The point of my opinion is that vaccination can be a powerful intervention for two broad purposes and the government must balance the two and prioritise the ‘tactics’ of vaccination. Is it not foolish to have the weapon but not know the target to fire?
As for shortage, is it not obvious that vaccines and their volumes are under human control and both are therefore ‘man-made’? Vaccine shortage is due to lack of planning. Fail to plan and you have planned to fail…. Think of all those above 65 who have died of Covid-19 in April 2021, while we had promising vaccines available in November-December 2020. Is this not a tragedy of our own making? Rules are made for a purpose. When a rule obstructs the purpose, a neutral agency, such as a Task Force, should make a decision....
The two broad purposes of vaccination are: one, protection of individual lives (medical prevention) and two, curtail the spread of disease (public health control of disease). In April 2021, we saw that vaccination was not purposed for either objective. When we see fast spread in some places, some style of “ring vaccination” could slow the spread within and outside such places. But who is competent to design innovative approaches, especially in a milieu where purity of intentions do not match up with competence to design ring vaccination and to monitor its success or failure?
Did vaccinating those above 45 help in infection control?
If we know that virus transmission is driven by those above 45, then this approach will work. But, are not those below 45 also links in the chains of transmission? Where did the cut-off of 45 come from? Many have asked me if that cut-off was to protect libido in the male and to avoid vaccinating menstruating women. Having said that, if a big majority of those above 45 were vaccinated, surely the virus spread would have slowed down, because we know those above 45 are also links in the transmission chains. A rough calculation tells me that they constitute only 30 per cent of total population. Thus, age cut-off of 45 does not make sense for infection control, but it is appropriate for death-prevention because it would cover all senior citizens and most with comorbidities.
How long do Covid-19 antibodies last in your body once you get infected?
When we say antibodies, remember it is not one entity, but a mixture of several entities.

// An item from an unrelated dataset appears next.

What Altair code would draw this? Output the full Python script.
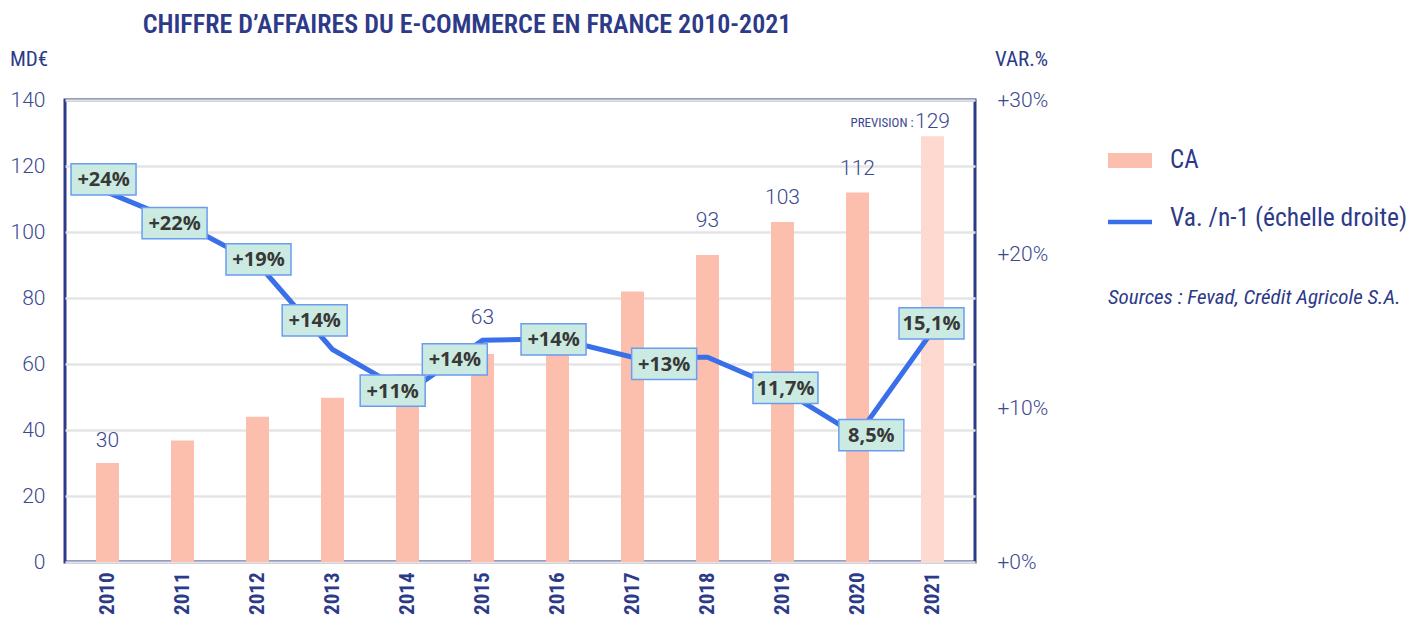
import altair as alt
import pandas as pd

# ---------------- data ----------------
years = list(range(2010, 2022))
ca_values = [30, 36.8, 44, 49.8, 57, 63, 72, 82, 93, 103, 112, 129]
forecast = ["réel"] * 11 + ["prévision"]

var_values = [24.0, 22.0, 19.4, 13.8, 11.0, 14.4, 14.5, 13.3, 13.3, 11.2, 8.2, 15.0]

label_years = [2010, 2011, 2012, 2013, 2014, 2015, 2016, 2017, 2019, 2020, 2021]
label_values = [24, 22, 19, 14, 11, 14, 14, 13, 11.7, 8.5, 15.1]
label_texts = ["+24%", "+22%", "+19%", "+14%", "+11%", "+14%", "+14%", "+13%", "11,7%", "8,5%", "15,1%"]
# placement nudges of the annotation boxes (pixels)
label_dx_px = [-4, -8, 1, -18, -15, -28, -4, 32, 3, 14, -1]
label_dy_px = [-13, 0, -10, -26, -2, 13, -7, 2, 6, 4, -6]

value_label_years = [2010, 2015, 2018, 2019, 2020, 2021]
value_label_texts = ["30", "63", "93", "103", "112", "129"]
value_label_gap_px = [12, 26, 24, 14, 13, 4]

# ---------------- styling ----------------
W, H = 910, 462
X_DOMAIN = [2009.5, 2021.5]
PX_PER_YEAR = W / 12
PX_PER_CA = H / 140
PX_PER_PCT = H / 30

NAVY = "#2c3a88"
AXIS_TXT = "#3c4890"
BAR = "#fdbfad"
BAR_FC = "#fed9cf"
LINE = "#3a6fea"
BOX_FILL = "#cbeae2"
BOX_STROKE = "#6b9cf0"
COND = "'Roboto Condensed', 'Liberation Sans Narrow', 'Arial Narrow', Roboto"

bars_df = pd.DataFrame({"year": years, "ca": ca_values, "kind": forecast, "var": var_values})
lab_df = pd.DataFrame({"year": label_years, "value": label_values, "text": label_texts,
                       "dx": label_dx_px, "dy": label_dy_px})
val_df = pd.DataFrame({"year": value_label_years, "text": value_label_texts, "gap": value_label_gap_px})
ca_lookup = dict(zip(years, ca_values))
val_df["ca"] = [ca_lookup[y] for y in value_label_years]

X_AXIS = alt.Axis(values=years, format="d", labelAngle=270, labelAlign="right",
                  labelBaseline="middle", labelPadding=10, ticks=False, domain=False,
                  grid=False, labelFont=COND, labelFontSize=21, labelFontWeight="bold",
                  labelColor=NAVY, title=None)
X_SCALE = alt.Scale(domain=X_DOMAIN, nice=False, zero=False)

LEFT_AXIS = alt.Axis(values=list(range(0, 141, 20)), ticks=False, domain=False,
                     grid=True, gridColor="#e4e4e4", gridWidth=2.5,
                     labelFont="Roboto", labelFontWeight=300, labelFontSize=21,
                     labelColor=AXIS_TXT, labelPadding=20, title=None)
RIGHT_AXIS = alt.Axis(orient="right", values=[0, 10, 20, 30], ticks=False, domain=False,
                      grid=False, labelExpr="'+' + datum.value + '%'",
                      labelFont="Roboto", labelFontWeight=300, labelFontSize=21,
                      labelColor=AXIS_TXT, labelPadding=22, title=None)
left_scale = alt.Scale(domain=[0, 140], nice=False)
right_scale = alt.Scale(domain=[0, 30], nice=False)


def xq(f):
    return alt.X(f, scale=X_SCALE, axis=X_AXIS, title=None)


def yl(f):
    return alt.Y(f, scale=left_scale, axis=LEFT_AXIS, title=None)


def yr(f):
    return alt.Y(f, scale=right_scale, axis=RIGHT_AXIS, title=None)


bars = alt.Chart(bars_df).mark_bar(size=23).encode(
    x=xq("year:Q"),
    y=yl("ca:Q"),
    color=alt.Color("kind:N", scale=alt.Scale(domain=["réel", "prévision"], range=[BAR, BAR_FC]),
                    legend=None),
)

val_labels = alt.Chart(val_df).transform_calculate(
    ly=f"datum.ca + datum.gap / {PX_PER_CA}"
).mark_text(font="Roboto", fontWeight=300, fontSize=21, color=AXIS_TXT, baseline="bottom").encode(
    x=xq("year:Q"),
    y=yl("ly:Q"),
    text="text:N",
)

prev_df = pd.DataFrame({"year": [2021], "ca": [ca_values[-1]], "text": ["PREVISION :"]})
prev_label = alt.Chart(prev_df).transform_calculate(
    ly=f"datum.ca + 6 / {PX_PER_CA}"
).mark_text(font=COND, fontSize=13, color=AXIS_TXT, baseline="bottom", align="right", dx=-19).encode(
    x=xq("year:Q"),
    y=yl("ly:Q"),
    text="text:N",
)

left = alt.layer(bars, val_labels, prev_label)

line = alt.Chart(bars_df).mark_line(color=LINE, strokeWidth=5, strokeJoin="miter").encode(
    x=xq("year:Q"),
    y=yr("var:Q"),
)

box_base = alt.Chart(lab_df).transform_calculate(
    lx=f"datum.year + datum.dx / {PX_PER_YEAR}",
    ly=f"datum.value - datum.dy / {PX_PER_PCT}",
)
boxes = box_base.mark_point(
    shape="M-1,-0.48H1V0.48H-1Z", size=65 * 65, filled=True, fill=BOX_FILL, opacity=1,
    stroke=BOX_STROKE, strokeWidth=1.5, strokeOpacity=1,
).encode(
    x=xq("lx:Q"),
    y=yr("ly:Q"),
)
box_text = box_base.mark_text(font="Open Sans", fontWeight="bold", fontSize=20, color="#383838",
                              baseline="middle", dy=1).encode(
    x=xq("lx:Q"),
    y=yr("ly:Q"),
    text="text:N",
)

right = alt.layer(line, boxes, box_text)

# ---------------- annotations (title, units, legend, source) ----------------
one = pd.DataFrame({"k": [0]})


def txt(text, x, y, **kw):
    return alt.Chart(one).mark_text(text=text, **kw).encode(x=alt.value(x), y=alt.value(y))


title = txt("CHIFFRE D’AFFAIRES DU E-COMMERCE EN FRANCE 2010-2021", 402, -75,
            font=COND, fontSize=26, fontWeight=600, color=NAVY, align="center", baseline="middle")
md = txt("MD€", -55, -40, font=COND, fontSize=21, color=NAVY, align="left", baseline="middle")
varp = txt("VAR.%", 930, -40, font=COND, fontSize=21, color=NAVY, align="left", baseline="middle")

leg_rect = alt.Chart(one).mark_rect(color=BAR).encode(
    x=alt.value(1043), x2=alt.value(1087), y=alt.value(53), y2=alt.value(68))
leg_ca = txt("CA", 1105, 60, font=COND, fontSize=25, color=NAVY, align="left", baseline="middle")
leg_line = alt.Chart(one).mark_rule(color=LINE, strokeWidth=4.5).encode(
    x=alt.value(1043), x2=alt.value(1087), y=alt.value(122))
leg_var = txt("Va. /n-1 (échelle droite)", 1105, 118, font=COND, fontSize=25.5, color=NAVY,
              align="left", baseline="middle")
source = txt("Sources : Fevad, Crédit Agricole S.A.", 1043, 198, font=COND, fontSize=21,
             fontStyle="italic", color=NAVY, align="left", baseline="middle")

annotations = alt.layer(title, md, varp, leg_rect, leg_ca, leg_line, leg_var, source)

chart = alt.layer(left, right, annotations).resolve_scale(y="independent").properties(
    width=W, height=H,
    autosize=alt.AutoSizeParams(type="none"),
    padding={"left": 57, "top": 92, "right": 437, "bottom": 56},
    background="white",
).configure_view(stroke=NAVY, strokeWidth=3)

chart.save("out.html", embed_options={"renderer": "svg", "actions": False})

Even against spike protein, some antibodies are against a specific region (epitope) such as S1 or S2 or RBD (receptor-binding domain, but no other epitopes). Some antibodies are against ‘matrix protein’ and not against spike. Vaccine manufacturers use ‘virus neutralisation’ antibody assay that is not available commercially. In general, antibodies are known to wane with time, about 50 per cent in six months, but neutralising antibody seems to survive longer. T-cell immunity, important for disease-prevention, is quite long-lasting, but there is no easy test for it. With vaccination we can ‘manipulate’ immune response and even hyper-immunise, if the vaccine biology permits.
When will life return to normal? How long will we need to wear masks?
That is more an emotional and philosophical question than all the others. We need cultural leaders and philosophers to guide us back to the so-called “normal life.” But in India, only religious differences, party politics, cricket and cinema seem to be valued but not philosophy and not even science with its truth-seeking nature. It seems as a culture we do not value even the morality of justice and equity. You can check on the numbers of persons of various categories who are given national recognition and awards. Are scientists celebrated in India? So, I keep asking myself: Do we want to go back to the pre-pandemic lifestyle and world-view or have we learned some lessons on life, society and values that enable us to design a better style of living?
As for mask-wearing, look at Israel -- once infection is controlled with a national vaccination programme covering the majority, we can go around showing our faces and seeing the faces of others.
Election results are out; was it worth the huge losses of life due to the second wave? If the very government appointed to protect citizens turns against citizens’ best interests, we have no haven of protection to hide in.